CO2 hydrogenation to methanol over Pt functionalized Hf-UiO-67 versus Zr-UiO-67.

Abstract

Sustainable methanol formation from CO₂/H₂ is potentially a key process in the post-fossil chemical industry. In this study, Hf- and Zr-based metal-organic framework (MOF) materials with UiO-67 topology, functionalized with Pt nanoparticles, have been tested for CO₂ hydrogenation at 30 bar and 170-240°C. The highest methanol formation rate, 14 mol_methanol mol_Pt^-1 h^-1, was obtained over a Hf-based catalyst, compared with the maximum of 6.2 mol_methanol mol_Pt^-1 h^-1 for the best Zr-based analogue. However, changing the node metal did not significantly affect product distribution or apparent activation energy for methanol formation (44-52 kJ mol^-1), strongly indicating that the higher activity of the Hf-based analogues is associated with a higher number of active sites. Both catalysts showed stable catalytic performance during testing under kinetic conditions, but the addition of 2 vol% water to the feed induced catalyst deactivation, in particular the Hf-MOFs. Interestingly, mainly methanol and methane formation rates decreased, while CO formation rates were less affected by deactivation.
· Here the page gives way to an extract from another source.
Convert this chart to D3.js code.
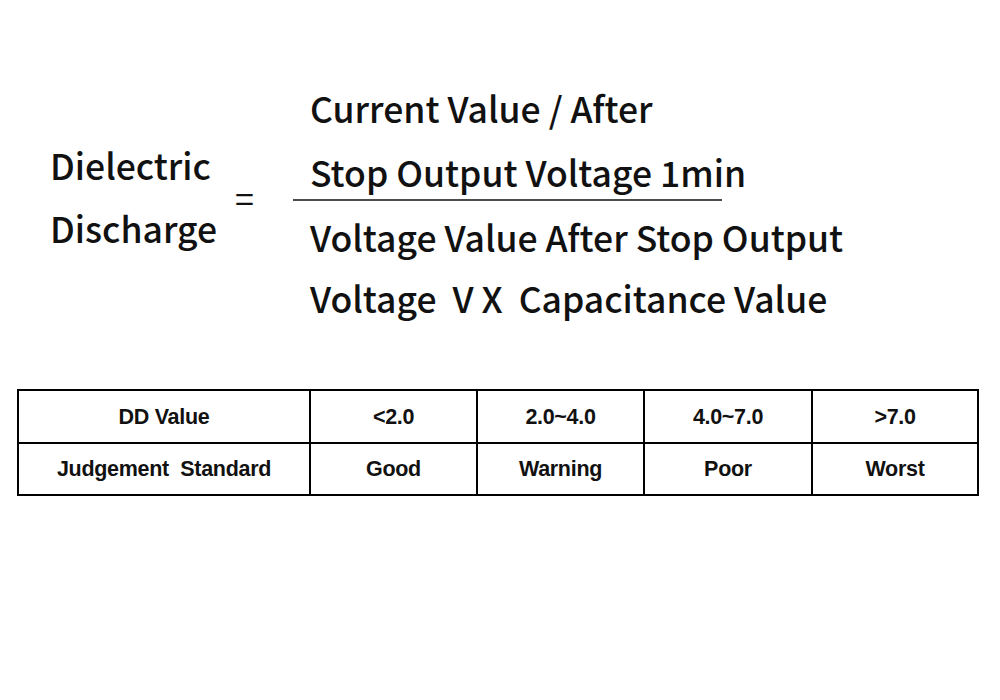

No direct correlation was found between catalytic stability and framework stability (crystallinity, specific surface area). Experimental and computational studies suggest that water adsorption strength to the MOF node may affect the relative catalytic stability of Hf-UiO-67-Pt versus Zr-UiO-67-Pt methanol catalysts.This article is part of the discussion meeting issue 'Green carbon for the chemical industry of the future'.